◆ TASK PROMPT:
Retype every line from the start of the data down to and including the line with "fig = go.Figure()". Skip the pictures.

___ RECORDED INFORMATION

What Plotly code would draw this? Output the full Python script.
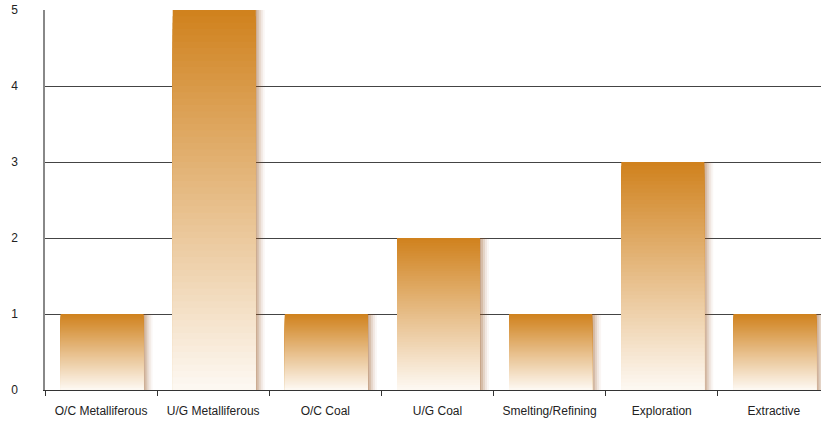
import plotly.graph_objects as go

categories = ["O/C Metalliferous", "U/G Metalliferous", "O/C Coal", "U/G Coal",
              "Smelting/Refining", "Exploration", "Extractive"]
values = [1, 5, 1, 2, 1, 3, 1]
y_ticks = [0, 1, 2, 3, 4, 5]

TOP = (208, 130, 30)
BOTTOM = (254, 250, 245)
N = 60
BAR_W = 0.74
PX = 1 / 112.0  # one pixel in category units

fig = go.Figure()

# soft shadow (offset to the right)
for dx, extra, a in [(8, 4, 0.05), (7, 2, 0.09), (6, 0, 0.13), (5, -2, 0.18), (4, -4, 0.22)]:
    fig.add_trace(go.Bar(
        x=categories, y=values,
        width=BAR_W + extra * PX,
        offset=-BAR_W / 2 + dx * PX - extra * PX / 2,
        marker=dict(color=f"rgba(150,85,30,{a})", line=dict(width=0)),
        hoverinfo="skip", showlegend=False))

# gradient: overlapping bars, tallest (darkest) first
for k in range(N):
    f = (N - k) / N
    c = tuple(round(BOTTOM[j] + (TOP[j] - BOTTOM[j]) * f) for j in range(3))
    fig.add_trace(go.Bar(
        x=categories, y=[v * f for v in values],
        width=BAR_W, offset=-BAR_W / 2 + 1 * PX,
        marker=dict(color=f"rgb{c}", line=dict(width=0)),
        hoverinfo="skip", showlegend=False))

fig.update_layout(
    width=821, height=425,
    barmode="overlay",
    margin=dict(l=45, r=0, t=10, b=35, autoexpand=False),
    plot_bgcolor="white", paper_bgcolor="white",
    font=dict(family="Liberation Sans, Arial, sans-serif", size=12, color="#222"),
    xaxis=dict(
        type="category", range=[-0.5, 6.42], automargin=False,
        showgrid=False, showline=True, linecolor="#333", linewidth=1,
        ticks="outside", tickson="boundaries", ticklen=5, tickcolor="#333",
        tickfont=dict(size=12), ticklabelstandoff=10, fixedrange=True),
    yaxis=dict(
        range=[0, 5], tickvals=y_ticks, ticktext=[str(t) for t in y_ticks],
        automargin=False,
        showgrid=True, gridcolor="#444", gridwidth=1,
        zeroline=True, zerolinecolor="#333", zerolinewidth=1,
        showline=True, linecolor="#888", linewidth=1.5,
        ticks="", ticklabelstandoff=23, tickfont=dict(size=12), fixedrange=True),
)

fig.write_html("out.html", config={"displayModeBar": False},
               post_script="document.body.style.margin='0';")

______

◆ ANSWER:
What Plotly code would draw this? Output the full Python script.
import plotly.graph_objects as go

categories = ["O/C Metalliferous", "U/G Metalliferous", "O/C Coal", "U/G Coal",
              "Smelting/Refining", "Exploration", "Extractive"]
values = [1, 5, 1, 2, 1, 3, 1]
y_ticks = [0, 1, 2, 3, 4, 5]

TOP = (208, 130, 30)
BOTTOM = (254, 250, 245)
N = 60
BAR_W = 0.74
PX = 1 / 112.0  # one pixel in category units

fig = go.Figure()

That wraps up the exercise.